Photography and Truth

For this post I will be analyzing how a photo of my choice by a photographer can be interpreted and the story behind it that may be carried. The photographer I have chosen is called Robert Capa, a Hungarian war photographer, considered one of the greatest in history, here I have selected his famous ‘Death of a Loyalist Soldier’, 1936, which depicts the instant death that this loyalist has been captured through in mid shot. Here I will be looking at four factors that create such an impact when reviewing the picture; contextual, conceptual, visual and technical.Contextual: Taken during the beginning of the Spanish Civil War, showing the moment of a bullet’s impact on a loyalist soldier, Capa’s photograph has become the emblem for the medium’s unrivaled capacity to depict sudden death. The style of photojournalism became the mark that defined Capa’s work from there on, joining the company Magnum Photos in the late 1940s. The photo itself appear to capture a Republican soldier at the moment of death, the soldier is seen collapsing backward after being picked off from a distance by a sniper. The pictured solider is dressed in civilian clothing but wears a cartridge belt, and following its publication was acclaimed as one of the greatest photos ever taken. However since the 1970s there has been significant doubts about its authenticity due to its location, the identity of its subjects, and the discovery of staged photographs taken at the same time and place.

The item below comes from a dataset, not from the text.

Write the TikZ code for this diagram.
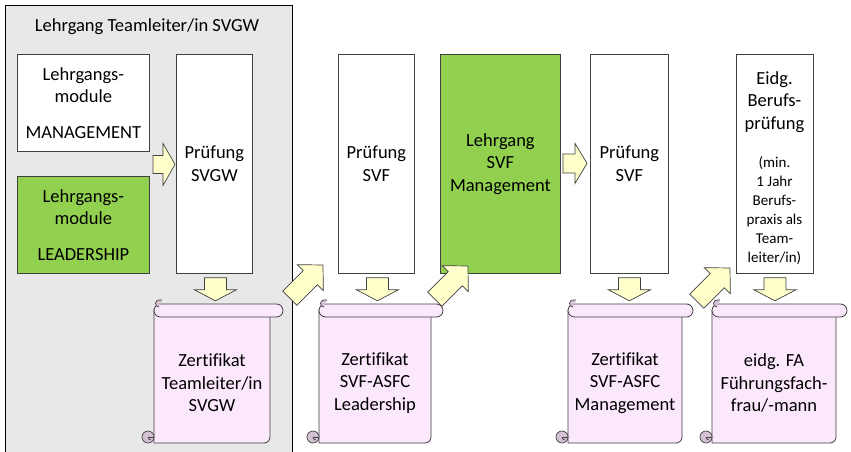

Conceptual: The idea behind the image was to capture one of the most shocking moments in war, death. Although it was supposedly an accident, the image itself was published because of its insight into the impact of war, and how one moment can lead to another resulting in tragedy. When taken the photographer wanted to capture life on the front line, and life between skirmishes, attempting to depict life in such an isolated region of the country.

Technical: The image itself uses a higher shutter speed to capture the motion of the solider without blurring either the subject and landscape, by doing this the result is crisper without any eye-sores created by faults. Within this image the contrast seems to have been lowered so that only the more dominantly dark objects are defined (such as shadows, gun, hair and dark grass), this leaves the rest of the photo as more bland and faded due to it only consisting of different shades of white, whilst creating a stark outline for the main focus of the picture, the soldier. The black and white result of the camera used produces a more sinister tone surrounding his death due to it being devoid of any other colours, this to me adds context to the image as it reduces your perspective on the story being portrayed, instead giving only the option of two viewpoints.

Visual: Visually the pieces incorporates an executioner, stark backdrop and dramatic nocturnal lighting. By doing so, this for the viewer zeroes on the instantaneous death received by the soldier which will be forever anticipated in the photograph. The image itself seems to resemble an equally famous picture of the civil war in Spain named “The Third of May, 1808” by Francisco Goya in 1814, this provides a narrative element for Capa’s image due to there being a story behind the position and landscape it was taken in. Because of the piece perfectly evokes both discrete moment and an epoch, where one encounters a distillation of the Fascist violence, and the brutally extinguished Republican sense of hope for a new, free egalitarian society, ultimately defining the Spanish Civil War.